Don’s research placed him in the center of some of the most important issues of our time, including the use of adjustments in the U.S. Census, counting homeless and, indirectly at least, the O.J. trial. For many years he was a statistical consultant to the California Lottery, and advised the Lottery on a great number of issues, including ensuring random outcomes for some of their more elaborate games.
Don began his career as a mathematical statistician. At a time when computer resources were scarce and rudimentary, he specialized in stochastic processes for modeling complex phenomena. While most research in statistics deals with noisy data gathered by either observational studies or by design of experiment, a natural connection of his expertise to the complexity study in computer science gradually emerged. Don became one among the few visionary statisticians to focus on error-free data generated by computer models.
In 1984, Don presented an IMS Special Invited Lecture and published a paper entitled “Prediction and Design” (Annals of Statistics 1987). This is a subject in which he had long been interested and had made substantial contributions. The paper provided a broad framework, G-MAP (Gaussian, Markov Associated Process), for connecting a wide range of problems concerning finite observation of a stochastic process, thus presenting a fresh perspective to bridge Gaussian Markov random field, Kriging in geostatistics, infinite dimensional estimation under reproducing kernel Hilbert space, model robust design, time series sampling, etc. Don initiated and organized a series of four Workshops on Efficient Data Collection, held in 1984, 1985 and 1986. An important outcome of these workshops is a new and now standard paradigm for studying design and analysis of computer experiments by using Gaussian processes to model deterministic outputs of the computer code (Sacks et al., Statistical Science, 1989; Currin et al., Journal of American Statistical Association 1991). His papers on design and analysis of computer experiments are among the most highly cited in the area. For example, “Minimax and Maximin Distance Designs” (1990), received a Google Scholar citation number of 1596 at the time of this writing. The paper elegantly characterized asymptotically optimal designs via geometric distances of the design points. In another important work, he proposed a Bayesian approach to factorial designs by considering the treatment effects as realizations of a Gaussian process. This averts the difficulty of assigning a large number of hyperparameters for the prior distributions of the many treatment factorial effects. Furthermore, as some recent works have shown, this Bayesian approach provides a perfect way to justify the commonly used minimum aberration type criteria for choosing fractional factorial designs.

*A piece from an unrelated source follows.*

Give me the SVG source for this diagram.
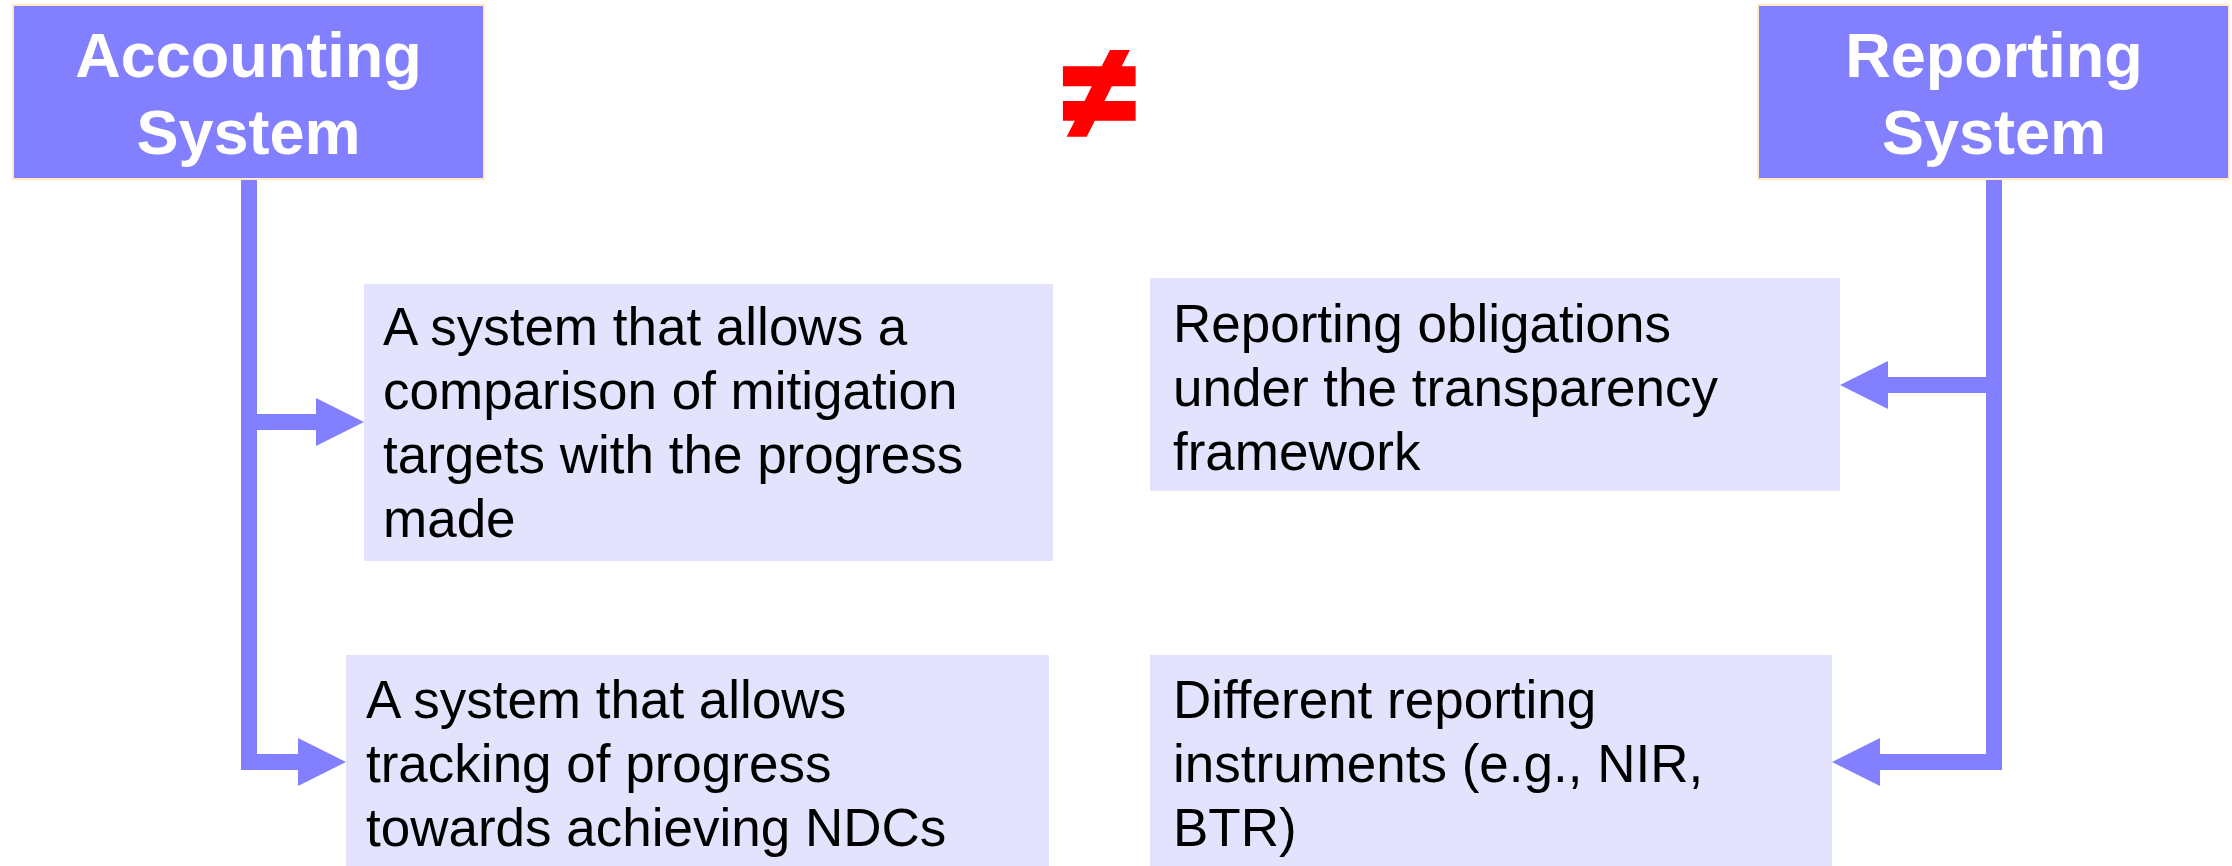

Don’s writing is elegant and precise, warm and candid. A sense of the personality of the legendary Don Ylvisaker was captured in a transcribed record of a lively dialogue between his long-term collaborator Jerry Sacks in “After 50+ Years in Statistics, An Exchange” (Statistical Science 2012). This dialogue portrays how Don’s research transformed from mathematics-driven statistics to data-driven statistics in response to the rapidly-evolving world and several critical moments including the unexpected loss of Jack Kiefer, founder of optimal design. Here are a few lines of script.
“With age comes wisdom, or the times demanded it? I got involved with legal work, lottery consulting, census and various other matters that became increasingly interesting to me and worth the time spent.”
“I always thought that a principal reason for being involved with legal matters was the need to keep Bayesian analyses out of the courts. Mannered subjectivity was even to be foisted on jurors in the form of “choose your own prior probability” so that the proffered crank could be turned—evangelism of the 1960s now brought forward for the masses. … However viewed, the statisticians’ discrimination landscape underwent a considerable change.”
“Proceeding on the basis of “what is useful is good” allows much latitude for producing new procedures in the light of mushrooming data sets and increased computational power, but at the same time evaluation and validation remain as understaffed pursuits. … Methodological advances clearly outpace their justification. … All too often, the data set employed is dated and well worked over, and the immediate contribution to overall understanding of the main issues is not demonstrably nonignorable. Against this, one finds that model validation is important but hugely difficult, and evaluation of large and continuing issues of public welfare that rely on statistical information is nowhere near what it should be.”
“I found that working on statistics problems of every sort was natural and pleasurable for me. In general, though, the profession itself has served as a comfort zone, and the good of this starts with the people—mentors, students (and especially one’s Ph.D. students), colleagues, collaborators, friends. The list is so long that it is best left unrecorded. OK, you. But seriously, why would one choose to be something other than a statistician?”
Don’s philosophy of statistics has had a deep and lasting effect on the Department. This influence extends to the teaching mission of the department, which was strongly influenced both by Don’s “data first” philosophy and his regard for the importance of undergraduate education. He was a strong advocate and supporter of DataFest, and served, without fail, as a judge for the annual event, even after moving to Santa Barbara. In honor of his commitment and support, the Best Insight Award has been renamed the Don Ylvisaker Best Insight Award. Although Don’s retirement was 26 years ago, he kept close tabs on department news, communicated frequently with his colleagues, and felt to many as if he was still part of the department. His loss is deeply felt and his contributions long-lasting. To keep Don’s memory alive in the department, the department will be giving an annual award, the Donald Ylvisaker Award for the Best Practice of Statistics, to the graduate student whose practice of statistics best reflects Don’s sense that the truth of Statistics is best expressed in real problems.